Faced with a mountain of debt and struggling sales, the anchor store filed for Chapter 11 bankruptcy protection in May with plans to close 200 stores.
Ascena, which owns Ann Taylor and Lane Bryant, is No. 4 on the list, and rents 164 stores and 840,000 square feet of retail space, accounting for 4 percent of total revenue.
The company submitted a Chapter 11 filing in July with plans to close 1,600 of its stores.
GNC is No. 25, renting 65 stores. Its Chapter 11 filing in June included plans to close 1,200 locations.
Stage Stores, which owns brands like Goody’s and Bealls, didn’t make the list, so CBL didn’t disclose its store count, but the retailer planned to close more than 200 stores overall.
Forever 21, No. 13 on its top 25 list, planned to close 350 stores as part of its bankruptcy filing
Other retailers on its top 25 list that have filed for bankruptcy in recent years include Charlotte Russe (No. 16) and Claire’s (No. 23).
Major tenants are downsizing their physical presence.
While not all of CBL’s major tenants are filing for bankruptcy protection, many are struggling amid COVID-19 while others are rethinking their physical footprint as online sales grow.
A look at who is else on its top 25 tenants list in terms of revenue may give a clearer picture of its situation.

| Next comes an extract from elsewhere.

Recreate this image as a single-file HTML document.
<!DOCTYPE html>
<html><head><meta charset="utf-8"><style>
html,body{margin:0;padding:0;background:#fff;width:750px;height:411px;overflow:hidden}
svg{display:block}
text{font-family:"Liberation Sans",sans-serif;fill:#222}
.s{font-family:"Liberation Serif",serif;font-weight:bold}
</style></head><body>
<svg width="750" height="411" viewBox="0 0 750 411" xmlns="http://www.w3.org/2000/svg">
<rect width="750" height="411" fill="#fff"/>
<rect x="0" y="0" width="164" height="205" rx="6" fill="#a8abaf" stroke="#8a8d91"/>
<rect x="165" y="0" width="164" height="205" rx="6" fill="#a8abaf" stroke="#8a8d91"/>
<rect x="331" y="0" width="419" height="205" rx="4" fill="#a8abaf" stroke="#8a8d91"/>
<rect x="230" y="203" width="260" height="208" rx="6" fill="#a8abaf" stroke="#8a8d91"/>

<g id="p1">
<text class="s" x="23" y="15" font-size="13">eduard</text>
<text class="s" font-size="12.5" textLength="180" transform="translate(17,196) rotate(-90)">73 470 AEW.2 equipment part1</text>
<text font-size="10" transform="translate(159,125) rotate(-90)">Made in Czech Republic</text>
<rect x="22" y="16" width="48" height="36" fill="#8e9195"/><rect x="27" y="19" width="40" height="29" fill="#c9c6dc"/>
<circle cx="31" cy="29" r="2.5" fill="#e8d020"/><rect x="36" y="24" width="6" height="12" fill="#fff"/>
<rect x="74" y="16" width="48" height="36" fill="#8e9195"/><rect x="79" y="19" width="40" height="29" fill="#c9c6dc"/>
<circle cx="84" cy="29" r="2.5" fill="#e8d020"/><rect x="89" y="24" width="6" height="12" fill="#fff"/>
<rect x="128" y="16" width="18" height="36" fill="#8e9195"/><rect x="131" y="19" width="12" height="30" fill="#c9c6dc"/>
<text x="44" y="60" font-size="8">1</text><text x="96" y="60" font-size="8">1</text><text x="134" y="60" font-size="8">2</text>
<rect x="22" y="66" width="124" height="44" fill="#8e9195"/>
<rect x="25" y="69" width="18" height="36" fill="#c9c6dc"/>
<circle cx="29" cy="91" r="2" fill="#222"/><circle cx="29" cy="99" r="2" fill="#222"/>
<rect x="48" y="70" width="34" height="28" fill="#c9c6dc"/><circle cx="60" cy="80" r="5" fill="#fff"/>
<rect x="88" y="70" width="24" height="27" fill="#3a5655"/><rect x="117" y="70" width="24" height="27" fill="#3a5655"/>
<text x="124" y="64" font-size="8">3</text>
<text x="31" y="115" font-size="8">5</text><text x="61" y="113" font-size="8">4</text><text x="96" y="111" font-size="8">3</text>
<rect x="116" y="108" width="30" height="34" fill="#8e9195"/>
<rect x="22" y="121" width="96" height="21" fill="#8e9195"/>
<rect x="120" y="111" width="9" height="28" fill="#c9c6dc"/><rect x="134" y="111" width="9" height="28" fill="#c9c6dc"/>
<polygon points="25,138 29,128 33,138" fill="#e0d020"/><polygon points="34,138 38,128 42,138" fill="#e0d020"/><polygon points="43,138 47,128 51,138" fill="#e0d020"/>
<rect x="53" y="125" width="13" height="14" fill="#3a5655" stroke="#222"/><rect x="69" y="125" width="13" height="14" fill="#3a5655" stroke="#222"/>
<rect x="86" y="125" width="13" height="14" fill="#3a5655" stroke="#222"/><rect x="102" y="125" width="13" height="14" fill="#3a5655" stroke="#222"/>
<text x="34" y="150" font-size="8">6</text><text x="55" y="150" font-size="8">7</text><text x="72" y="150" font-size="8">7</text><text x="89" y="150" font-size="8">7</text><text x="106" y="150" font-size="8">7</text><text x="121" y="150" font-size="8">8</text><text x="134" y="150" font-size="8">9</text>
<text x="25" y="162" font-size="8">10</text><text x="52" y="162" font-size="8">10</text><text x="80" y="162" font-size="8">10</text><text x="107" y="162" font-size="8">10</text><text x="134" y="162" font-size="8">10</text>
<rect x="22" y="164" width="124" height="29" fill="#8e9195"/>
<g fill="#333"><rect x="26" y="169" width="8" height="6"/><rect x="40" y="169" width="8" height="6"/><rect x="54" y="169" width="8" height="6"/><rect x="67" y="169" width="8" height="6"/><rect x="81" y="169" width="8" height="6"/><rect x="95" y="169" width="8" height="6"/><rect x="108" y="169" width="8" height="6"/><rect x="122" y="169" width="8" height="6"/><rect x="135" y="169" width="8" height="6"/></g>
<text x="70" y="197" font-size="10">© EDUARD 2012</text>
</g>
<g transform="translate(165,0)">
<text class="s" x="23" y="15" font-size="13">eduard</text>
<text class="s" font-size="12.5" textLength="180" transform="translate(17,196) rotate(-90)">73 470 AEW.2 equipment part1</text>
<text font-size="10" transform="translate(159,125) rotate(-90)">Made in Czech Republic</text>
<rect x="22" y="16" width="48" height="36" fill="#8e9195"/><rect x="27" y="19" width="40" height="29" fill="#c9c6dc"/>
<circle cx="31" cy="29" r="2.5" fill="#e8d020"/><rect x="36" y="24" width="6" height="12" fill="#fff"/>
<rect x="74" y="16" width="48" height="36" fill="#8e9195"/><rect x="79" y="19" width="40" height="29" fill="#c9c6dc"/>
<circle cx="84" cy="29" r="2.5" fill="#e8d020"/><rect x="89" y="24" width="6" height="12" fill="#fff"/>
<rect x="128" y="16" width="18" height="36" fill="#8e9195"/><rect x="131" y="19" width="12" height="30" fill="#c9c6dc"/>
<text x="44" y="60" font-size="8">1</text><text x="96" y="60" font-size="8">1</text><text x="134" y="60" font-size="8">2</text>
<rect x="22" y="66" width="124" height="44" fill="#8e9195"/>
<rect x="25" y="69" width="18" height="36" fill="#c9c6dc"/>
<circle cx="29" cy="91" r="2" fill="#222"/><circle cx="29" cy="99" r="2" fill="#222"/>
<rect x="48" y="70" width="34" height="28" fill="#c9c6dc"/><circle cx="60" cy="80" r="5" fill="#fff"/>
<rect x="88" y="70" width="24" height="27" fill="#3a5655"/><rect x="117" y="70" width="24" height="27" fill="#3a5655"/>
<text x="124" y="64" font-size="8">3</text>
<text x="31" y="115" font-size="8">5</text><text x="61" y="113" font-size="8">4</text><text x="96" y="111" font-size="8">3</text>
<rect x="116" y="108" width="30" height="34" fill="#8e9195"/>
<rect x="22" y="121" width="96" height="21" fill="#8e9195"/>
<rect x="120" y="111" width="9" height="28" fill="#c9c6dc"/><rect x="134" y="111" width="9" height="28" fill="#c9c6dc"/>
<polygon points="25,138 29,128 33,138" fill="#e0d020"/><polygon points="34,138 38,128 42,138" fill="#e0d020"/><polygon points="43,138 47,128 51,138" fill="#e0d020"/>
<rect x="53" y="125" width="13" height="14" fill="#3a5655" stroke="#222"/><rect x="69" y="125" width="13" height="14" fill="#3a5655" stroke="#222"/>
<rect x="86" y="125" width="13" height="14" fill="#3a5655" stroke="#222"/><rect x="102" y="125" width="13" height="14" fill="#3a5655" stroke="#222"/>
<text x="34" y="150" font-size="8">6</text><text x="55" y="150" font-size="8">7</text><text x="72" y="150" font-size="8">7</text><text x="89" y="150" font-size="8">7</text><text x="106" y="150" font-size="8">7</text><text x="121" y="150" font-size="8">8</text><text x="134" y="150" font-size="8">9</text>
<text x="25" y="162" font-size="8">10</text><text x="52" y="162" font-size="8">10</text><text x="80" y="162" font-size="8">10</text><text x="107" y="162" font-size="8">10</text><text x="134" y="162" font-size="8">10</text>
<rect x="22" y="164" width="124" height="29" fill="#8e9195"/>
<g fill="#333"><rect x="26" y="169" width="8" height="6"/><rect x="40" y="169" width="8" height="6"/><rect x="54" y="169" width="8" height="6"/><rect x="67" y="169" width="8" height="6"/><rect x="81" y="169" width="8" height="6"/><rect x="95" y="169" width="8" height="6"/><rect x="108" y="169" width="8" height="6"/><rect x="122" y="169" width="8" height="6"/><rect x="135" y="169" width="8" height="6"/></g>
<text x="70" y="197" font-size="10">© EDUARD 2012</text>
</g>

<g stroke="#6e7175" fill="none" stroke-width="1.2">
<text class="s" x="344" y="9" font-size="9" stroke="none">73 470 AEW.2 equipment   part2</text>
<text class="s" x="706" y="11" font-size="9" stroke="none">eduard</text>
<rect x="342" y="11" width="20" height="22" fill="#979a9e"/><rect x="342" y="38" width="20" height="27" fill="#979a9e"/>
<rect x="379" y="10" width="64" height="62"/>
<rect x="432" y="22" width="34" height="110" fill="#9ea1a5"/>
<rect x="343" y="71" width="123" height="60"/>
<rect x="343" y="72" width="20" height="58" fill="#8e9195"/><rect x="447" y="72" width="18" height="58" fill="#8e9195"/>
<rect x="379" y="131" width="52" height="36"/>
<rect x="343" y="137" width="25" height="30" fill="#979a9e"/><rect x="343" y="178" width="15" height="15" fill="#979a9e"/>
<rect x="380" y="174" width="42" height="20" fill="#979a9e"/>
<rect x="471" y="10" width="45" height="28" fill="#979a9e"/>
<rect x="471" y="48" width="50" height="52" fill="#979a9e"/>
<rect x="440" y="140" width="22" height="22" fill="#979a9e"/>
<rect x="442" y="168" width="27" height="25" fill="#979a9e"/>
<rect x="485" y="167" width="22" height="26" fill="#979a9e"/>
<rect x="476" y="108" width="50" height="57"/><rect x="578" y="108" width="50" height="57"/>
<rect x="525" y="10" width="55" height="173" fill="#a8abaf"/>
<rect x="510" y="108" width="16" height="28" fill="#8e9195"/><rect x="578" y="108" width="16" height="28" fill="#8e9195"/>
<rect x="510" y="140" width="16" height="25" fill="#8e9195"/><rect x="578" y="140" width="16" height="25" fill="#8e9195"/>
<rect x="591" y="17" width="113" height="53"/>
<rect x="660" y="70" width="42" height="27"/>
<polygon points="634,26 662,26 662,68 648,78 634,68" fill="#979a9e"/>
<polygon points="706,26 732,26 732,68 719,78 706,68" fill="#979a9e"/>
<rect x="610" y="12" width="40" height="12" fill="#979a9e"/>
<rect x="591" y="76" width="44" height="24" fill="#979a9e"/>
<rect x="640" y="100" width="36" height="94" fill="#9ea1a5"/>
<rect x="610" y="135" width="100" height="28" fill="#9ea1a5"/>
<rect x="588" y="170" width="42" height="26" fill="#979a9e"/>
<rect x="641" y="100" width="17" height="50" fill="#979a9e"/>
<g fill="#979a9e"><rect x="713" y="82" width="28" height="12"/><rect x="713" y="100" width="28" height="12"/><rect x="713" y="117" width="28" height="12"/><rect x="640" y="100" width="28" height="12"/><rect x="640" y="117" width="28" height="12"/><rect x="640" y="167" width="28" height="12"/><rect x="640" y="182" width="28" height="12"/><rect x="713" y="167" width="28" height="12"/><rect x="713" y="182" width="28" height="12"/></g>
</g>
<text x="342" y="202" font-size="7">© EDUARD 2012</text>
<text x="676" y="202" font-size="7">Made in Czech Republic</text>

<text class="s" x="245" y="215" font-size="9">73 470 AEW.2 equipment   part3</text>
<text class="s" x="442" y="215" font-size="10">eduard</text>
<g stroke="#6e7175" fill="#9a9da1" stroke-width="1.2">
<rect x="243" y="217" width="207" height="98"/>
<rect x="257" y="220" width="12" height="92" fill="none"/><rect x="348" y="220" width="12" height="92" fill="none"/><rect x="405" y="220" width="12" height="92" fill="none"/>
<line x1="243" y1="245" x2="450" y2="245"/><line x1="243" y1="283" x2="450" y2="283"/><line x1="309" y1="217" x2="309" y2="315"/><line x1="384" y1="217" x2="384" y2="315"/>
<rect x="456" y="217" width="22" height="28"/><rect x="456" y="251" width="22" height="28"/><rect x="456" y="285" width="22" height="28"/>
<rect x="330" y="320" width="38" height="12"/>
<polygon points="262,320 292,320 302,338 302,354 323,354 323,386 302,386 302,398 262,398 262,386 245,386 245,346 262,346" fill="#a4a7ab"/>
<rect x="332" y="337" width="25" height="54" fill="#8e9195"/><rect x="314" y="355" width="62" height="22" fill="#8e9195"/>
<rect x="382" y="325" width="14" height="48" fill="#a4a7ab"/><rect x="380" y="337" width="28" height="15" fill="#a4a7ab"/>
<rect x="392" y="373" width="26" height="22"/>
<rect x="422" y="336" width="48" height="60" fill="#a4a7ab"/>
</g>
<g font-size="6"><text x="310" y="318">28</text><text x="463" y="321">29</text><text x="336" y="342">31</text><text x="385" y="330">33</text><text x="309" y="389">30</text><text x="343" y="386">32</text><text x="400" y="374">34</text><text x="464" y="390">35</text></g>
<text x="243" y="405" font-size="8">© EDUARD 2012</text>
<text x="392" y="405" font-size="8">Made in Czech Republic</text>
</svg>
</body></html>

L Brands, the parent company of Bath & Body Works, Pink, Victoria’s Secret and White Barn Candle, is CBL’s top tenant in terms of revenue, renting 137 stores and accounting for 4 percent of total revenue.

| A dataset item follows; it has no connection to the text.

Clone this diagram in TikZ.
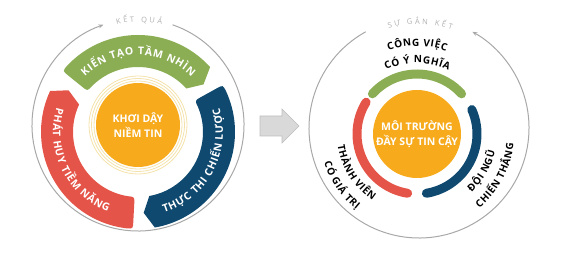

L Brands said it could close 250 Victoria’s Secret and Pink stores and 50 Bath & Body Works locations.
No.2 on the list is Signet Jewelers Ltd., which rents 172 stores and accounts for nearly 3 percent of CBL’s total revenue.
Signet closed 13 percent of its stores last year, exiting Class B malls and shuttering its regional banners.
This year, the speciality jeweler said at least 150 stores in North America and 80 in Europe will not reopen following their pandemic-related shutdowns, and it will close an additional 150 stores.
Children’s Place (No. 22) announced plans in June to close 300 stores while H&M (No. 9) has plans to close 170 stores.
CBL’s restructuring plans may include a bankruptcy filing.
In a statement last week, the real estate investment trust said it reached a restructuring agreement with some of its debt holders.
The restructuring will happen via an “in-court process” expected to begin by Oct. 1.
The agreement would eliminate about $900 million of debt and $600 million of other obligations, CBL Properties said.
The plan is expected to bolster its balance sheet and increase its liquidity without disrupting operations at its malls.
Its portfolio includes more than 100 properties across 26 states.
“Reaching this agreement with our noteholders is a major milestone for CBL,” CEO Stephen D. Lebovitz said in a press release.
“The agreement will significantly improve our balance sheet by reducing leverage and increasing net cash flow and will simplify our capital structure, providing enhanced financial flexibility going forward.
The mall owner entered into a forbearance agreement— a deal between the lender and borrower to reduce or suspend payments for a certain amount of time—in July after being unable to pay millions of dollars in interest payments.
However, by August, CBL had made $30.4 million in interest payments to stay current on its unsecured debt.
CBL can’t predict its future in light of the current situation.
CBL said it will be difficult to accurately predict future quarters and will therefore not be providing full-year guidance.
However, it does expect to see additional store closures and rent loss through the end of the year.
“Operators of such malls, facing declining operating performance and weak liquidity positions, are having difficulty navigating the additional stresses brought on by the pandemic,” said Fitch Ratings in a press release about CBL’s potential bankruptcy.
The analyst expects to see “even greater occupancy issues and will see lower property cash flows due to reduced rent collections and requests for rent deferrals.”
The company said it has about $220 million in cash on hand, which is expected to be enough to cover its operations and restructuring.